Some enterprising researchers (E. Somanathan of the ISI et al.) have quantified the cost of carbon emission in terms of deaths due to particle (PM2.5) pollution. Implicitly, they agree not to consider the greenhouse gases cost of coal, because it is a global issue, but want to include the particulate emission cost of carbon, which is a local issue. Here, the number of deaths is multiplied by a figure for the value of statistical life, calculated by asking potential victims “how much would you like to pay to avoid an increase in probability by 10% of your death due to pollution?”; they have arrived at a figure of ₹1 crore. The comparable figure in the United States is ₹1.8 crore. To start with, who gets such high compensation anyway? The victims of the Bhopal gas tragedy got a pittance compared to this figure. Taking this value of statistical life, they have adduced ₹1.64 per kwh of electricity to the carbon cost alone. Taken along with coal to load centre at a price of $44 per tonne and capital costs of coal plants at 8 cents to 12 cents per kwh for new power plants with low capacity utilisation factor (which is never the case with coal, as they are operated nearer the base load with high plant load factors), coal-based electricity is categorically made unviable.
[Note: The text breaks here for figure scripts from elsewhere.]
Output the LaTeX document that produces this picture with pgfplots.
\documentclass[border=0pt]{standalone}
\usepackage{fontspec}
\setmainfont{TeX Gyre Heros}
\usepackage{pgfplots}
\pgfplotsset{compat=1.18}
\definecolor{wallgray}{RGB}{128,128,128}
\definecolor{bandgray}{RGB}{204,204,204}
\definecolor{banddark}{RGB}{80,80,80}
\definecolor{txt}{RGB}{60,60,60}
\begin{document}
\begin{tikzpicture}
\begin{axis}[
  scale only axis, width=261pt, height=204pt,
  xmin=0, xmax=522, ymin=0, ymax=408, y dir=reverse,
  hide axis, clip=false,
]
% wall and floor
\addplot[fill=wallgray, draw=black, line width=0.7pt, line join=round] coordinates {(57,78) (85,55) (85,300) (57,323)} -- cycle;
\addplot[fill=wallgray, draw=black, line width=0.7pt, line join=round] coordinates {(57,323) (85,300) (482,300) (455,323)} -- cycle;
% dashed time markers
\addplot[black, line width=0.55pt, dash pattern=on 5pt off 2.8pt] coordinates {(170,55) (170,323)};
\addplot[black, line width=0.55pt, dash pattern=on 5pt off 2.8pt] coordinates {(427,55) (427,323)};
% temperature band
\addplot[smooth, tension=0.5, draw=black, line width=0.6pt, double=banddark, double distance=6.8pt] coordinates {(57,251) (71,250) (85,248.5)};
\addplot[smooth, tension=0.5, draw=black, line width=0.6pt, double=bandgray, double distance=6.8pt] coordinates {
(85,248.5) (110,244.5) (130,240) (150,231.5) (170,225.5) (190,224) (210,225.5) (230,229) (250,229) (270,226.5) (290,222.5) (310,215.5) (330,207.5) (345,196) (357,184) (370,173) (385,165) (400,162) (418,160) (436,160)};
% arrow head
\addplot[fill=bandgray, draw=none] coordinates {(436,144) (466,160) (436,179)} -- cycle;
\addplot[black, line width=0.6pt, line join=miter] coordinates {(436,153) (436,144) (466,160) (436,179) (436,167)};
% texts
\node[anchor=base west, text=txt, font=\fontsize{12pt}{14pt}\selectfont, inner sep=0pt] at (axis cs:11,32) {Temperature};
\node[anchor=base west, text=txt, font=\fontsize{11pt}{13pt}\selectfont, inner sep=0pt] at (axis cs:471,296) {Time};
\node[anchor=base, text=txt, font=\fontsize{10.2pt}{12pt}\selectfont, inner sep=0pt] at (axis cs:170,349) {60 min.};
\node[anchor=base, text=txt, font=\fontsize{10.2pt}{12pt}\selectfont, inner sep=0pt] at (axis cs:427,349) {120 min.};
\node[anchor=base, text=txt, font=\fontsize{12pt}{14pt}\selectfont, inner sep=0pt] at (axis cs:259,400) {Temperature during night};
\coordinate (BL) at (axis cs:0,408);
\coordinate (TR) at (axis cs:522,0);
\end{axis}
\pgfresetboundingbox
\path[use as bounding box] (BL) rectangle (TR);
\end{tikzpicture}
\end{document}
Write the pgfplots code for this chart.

Thus, solar energy is made financially viable by misguiding the people by leaving out storage battery cost; handicapping it with subsidies and concessions that are front loaded by the government, and forcing it on the industry and hapless discoms through state policy. That this is thrust down the throats of client discoms and industry is clear from the slow progress so far, the programme missing its target by 40%-50%, and discoms reneging on their 25-year power purchase agreements, on seeing lower and lower prices in later bids for others.

There seems to be competition, egged on by the West, between India and China, as to who does more renewable energy. We can do more renewable energy in large hydro, which is both low carbon and least cost. India has utilised only about 15% of its hydro potential whereas the U.S. and Europe have utilised 90% and 98% of their potential, respectively. The extent of utilisation of hydro potential seems to be an index of civilisational development and evolution. While China relies on renewable energy, it banks more on coal and hydro. The Three Gorges project on the Yangtze is the world’s biggest hydro electric project. In India, powerful environmentalists stop large hydro projects in their tracks. One major reason for the sickness in the power sector is due to the focus on renewable energy in a big way. It is a pity that the NTPC which was a model thermal power producer meant to produce coal-based electricity from pithead, is doing unrelated diversification into renewables, which is not its core competence. The only place where solar power is viable in India is its use in water heating, and even that is because of increasing block tariffs.